Ubuntu 14 KVM Guest I/O Elevator Non-configurable

Bug #1346687 reported by Dusan Baljevic
28
This bug affects 4 people
Affects Status Importance Assigned to Milestone
linux (Ubuntu)
Invalid
Undecided
Unassigned

Bug Description

Ubuntu 14.04 guest runs pretty much standard standard configuration: KVM hypervisor, ACPI and APIC enabled, virtio disk bus, raw storage format...

While running this project, I am also involved in testing SSD drives across different Linux distributions and their support for discard option (TRIM).

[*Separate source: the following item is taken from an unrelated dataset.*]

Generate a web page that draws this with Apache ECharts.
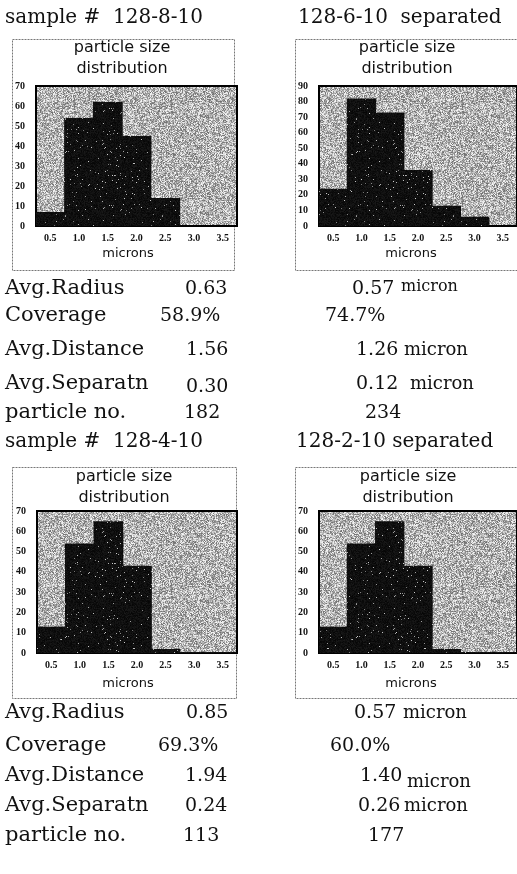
<!DOCTYPE html>
<html>
<head>
<meta charset="utf-8">
<script src="https://cdn.jsdelivr.net/npm/echarts@6/dist/echarts.min.js"></script>
<style>
html, body { margin: 0; padding: 0; background: #fff; }
#main { width: 517px; height: 874px; }
</style>
</head>
<body>
<div id="main"></div>
<script>
// histogram data
var sizeLabels = ['0.5', '1.0', '1.5', '2.0', '2.5', '3.0', '3.5'];
var counts_128_8_10 = [7, 54, 62, 45, 14, 0, 0];
var counts_128_6_10 = [24, 82, 73, 36, 13, 6, 0];
var counts_128_4_10 = [13, 54, 65, 43, 2, 0.5, 0.5];
var counts_128_2_10 = [13, 54, 65, 43, 2, 0.5, 0.5];
var yMax = [70, 90, 70, 70];

var sampleTitles = ['sample #  128-8-10', '128-6-10  separated', 'sample #  128-4-10', '128-2-10 separated'];
var statNames = ['Avg.Radius', 'Coverage', 'Avg.Distance', 'Avg.Separatn', 'particle no.'];
var stats_128_8_10 = ['0.63', '58.9%', '1.56', '0.30', '182'];
var stats_128_6_10 = ['0.57', '74.7%', '1.26', '0.12', '234'];
var stats_128_4_10 = ['0.85', '69.3%', '1.94', '0.24', '113'];
var stats_128_2_10 = ['0.57', '60.0%', '1.40', '0.26', '177'];
var statUnits = ['micron', '', 'micron', 'micron', ''];

var allCounts = [counts_128_8_10, counts_128_6_10, counts_128_4_10, counts_128_2_10];

// speckled textures like the photocopied chart fills
function speckle(seed, dark) {
    var n = 97;
    var c = document.createElement('canvas');
    c.width = n; c.height = n;
    var ctx = c.getContext('2d');
    var img = ctx.createImageData(n, n);
    var s = seed;
    for (var i = 0; i < n * n; i++) {
        s = (s * 1103515245 + 12345) & 0x7fffffff;
        var r = (s >> 7) / 16777216;
        var v;
        if (dark) {
            v = r < 0.02 ? 110 + r * 5000 : 5 + r * 20;
        } else {
            v = 110 + r * 140;
        }
        v = Math.min(255, v);
        img.data[i * 4] = v; img.data[i * 4 + 1] = v; img.data[i * 4 + 2] = v; img.data[i * 4 + 3] = 255;
    }
    ctx.putImageData(img, 0, 0);
    return { image: c, repeat: 'repeat' };
}
var greyFill = speckle(7, false);
var blackFill = speckle(13, true);

// panel layout: outer frame, plot area, title centre, axis name centre
var panels = [
    { box: [12, 39, 222, 231], grid: [36, 86, 201, 140], head: [122, 58], unit: [128, 254], title: [5, 18] },
    { box: [295, 39, 240, 231], grid: [319, 86, 204, 140], head: [407, 58], unit: [411, 254], title: [298, 18] },
    { box: [12, 467, 224, 231], grid: [37, 511, 200, 142], head: [124, 487], unit: [128, 684], title: [5, 442] },
    { box: [295, 467, 240, 231], grid: [319, 511, 204, 142], head: [408, 487], unit: [411, 684], title: [296, 442] }
];

var serif = 'DejaVu Serif';
var grids = [], xAxes = [], yAxes = [], series = [], graphics = [];

panels.forEach(function (p, k) {
    graphics.push({
        type: 'rect', z: -10,
        shape: { x: p.box[0] + 0.5, y: p.box[1] + 0.5, width: p.box[2], height: p.box[3] },
        style: { fill: '#fff', stroke: '#777', lineWidth: 1, lineDash: [2, 1] }
    });
    graphics.push({
        type: 'text', z: -5, x: p.head[0], y: p.head[1],
        style: {
            text: 'particle size\ndistribution', fill: '#111',
            font: '16px "DejaVu Sans"', textAlign: 'center', textVerticalAlign: 'middle', lineHeight: 21
        }
    });
    graphics.push({
        type: 'text', x: p.unit[0], y: p.unit[1],
        style: { text: 'microns', fill: '#111', font: '13px "DejaVu Sans"', textAlign: 'center', textVerticalAlign: 'middle' }
    });
    graphics.push({
        type: 'text', x: p.title[0], y: p.title[1],
        style: { text: sampleTitles[k], fill: '#111', font: '20px "' + serif + '"', textVerticalAlign: 'middle' }
    });

    grids.push({
        left: p.grid[0], top: p.grid[1], width: p.grid[2], height: p.grid[3],
        show: true, z: 1, backgroundColor: greyFill, borderColor: '#000', borderWidth: 2
    });
    xAxes.push({
        type: 'category', gridIndex: k, data: sizeLabels,
        axisLine: { show: false }, axisTick: { show: false },
        axisLabel: { fontFamily: 'Liberation Serif', fontWeight: 'bold', fontSize: 10, color: '#111', margin: 7 }
    });
    yAxes.push({
        type: 'value', gridIndex: k, min: 0, max: yMax[k], interval: 10,
        splitLine: { show: false }, axisLine: { show: false }, axisTick: { show: false },
        axisLabel: { fontFamily: 'Liberation Serif', fontWeight: 'bold', fontSize: 10, color: '#111', margin: 11 }
    });
    series.push({
        type: 'bar', xAxisIndex: k, yAxisIndex: k, z: 3,
        data: allCounts[k], barWidth: '104%',
        itemStyle: { color: blackFill }, silent: true
    });
});

// statistics under each pair of charts
function statText(str, x, y, size) {
    graphics.push({
        type: 'text', x: x, y: y,
        style: { text: str, fill: '#111', font: size + 'px "' + serif + '"', textVerticalAlign: 'middle' }
    });
}
var rowsTop = [289, 316, 350, 384, 413];
var rowsBottom = [713, 746, 776, 806, 836];
var leftValX_top = [185, 160, 186, 186, 184];
var leftValX_bottom = [186, 158, 185, 185, 183];
var rightValX_top = [352, 325, 356, 356, 365];
var rightValX_bottom = [354, 330, 360, 358, 368];
var unitX_top = [401, 0, 404, 410, 0];
var unitX_bottom = [403, 0, 407, 404, 0];

statNames.forEach(function (name, i) {
    var hasUnit = statUnits[i] !== '';
    statText(name, 5, rowsTop[i], 21);
    statText(stats_128_8_10[i], leftValX_top[i], rowsTop[i] + (i === 3 ? 3 : 0), 19);
    statText(stats_128_6_10[i], rightValX_top[i], rowsTop[i], 19);
    if (hasUnit) statText(statUnits[i], unitX_top[i], rowsTop[i] - (i === 0 ? 2 : 0), i === 0 ? 16 : 18);

    statText(name, 5, rowsBottom[i], 21);
    statText(stats_128_4_10[i], leftValX_bottom[i], rowsBottom[i], 19);
    statText(stats_128_2_10[i], rightValX_bottom[i], rowsBottom[i], 19);
    if (hasUnit) statText(statUnits[i], unitX_bottom[i], rowsBottom[i] + (i === 2 ? 6 : 0), 18);
});

var myChart = echarts.init(document.getElementById('main'));
myChart.setOption({
    backgroundColor: '#fff',
    animation: false,
    grid: grids,
    xAxis: xAxes,
    yAxis: yAxes,
    series: series,
    graphic: graphics
});
</script>
</body>
</html>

To cut the story short, Ubuntu-based KVM guest did not set any scheduler on the boot disk vda):

# lsblk -io KNAME,TYPE,SCHED,ROTA,DISC-GRAN,DISC-MAX
KNAME TYPE SCHED ROTA DISC-GRAN DISC-MAX
sr0 rom deadline 1 0B 0B
vda disk 1 0B 0B
vda1 part 1 0B 0B
vda2 part 1 0B 0B
vda5 part 1 0B 0B
dm-0 lvm 1 0B 0B
dm-1 lvm 1 0B 0B

That is in stark contrast with other distributions running almost identical KVM guest configuration (with the exception of the root file system using BTRFS instead of EXT4 on SUSE).

Oracle Linux 6.5:

# lsblk -io KNAME,TYPE,SCHED,ROTA,DISC-GRAN,DISC-MAX
KNAME TYPE SCHED ROTA DISC-GRAN DISC-MAX
sr0 rom deadline 1 0B 0B
vda disk deadline 1 0B 0B
vda1 part deadline 1 0B 0B
vda2 part deadline 1 0B 0B
dm-0 lvm 1 0B 0B
dm-1 lvm 1 0B 0B

OpenSUSE 13.1:

# lsblk -io KNAME,TYPE,SCHED,ROTA,DISC-GRAN,DISC-MAX
KNAME TYPE SCHED ROTA DISC-GRAN DISC-MAX
sr0 rom cfq 1 0B 0B
vda disk cfq 1 0B 0B
vda1 part cfq 1 0B 0B
vda2 part cfq 1 0B 0B
dm-0 lvm 1 0B 0B
dm-1 lvm 1 0B 0B

Indeed, checking elevator capabilities for boot disk on Ubuntu KVM guest showed:

# cat /sys/block/vda/queue/scheduler
none

Other Linux distributions show more options:

# cat /sys/block/vda/queue/scheduler
noop deadline [cfq]

As well, attempts to change the elevator on Ubuntu guest fail. For example:

# echo noop > /sys/block/vda/queue/scheduler

# echo $?
0

# cat /sys/block/vda/queue/scheduler
none

Setting it globally in /etc/default/grub and updating it via update-grub2 fails too.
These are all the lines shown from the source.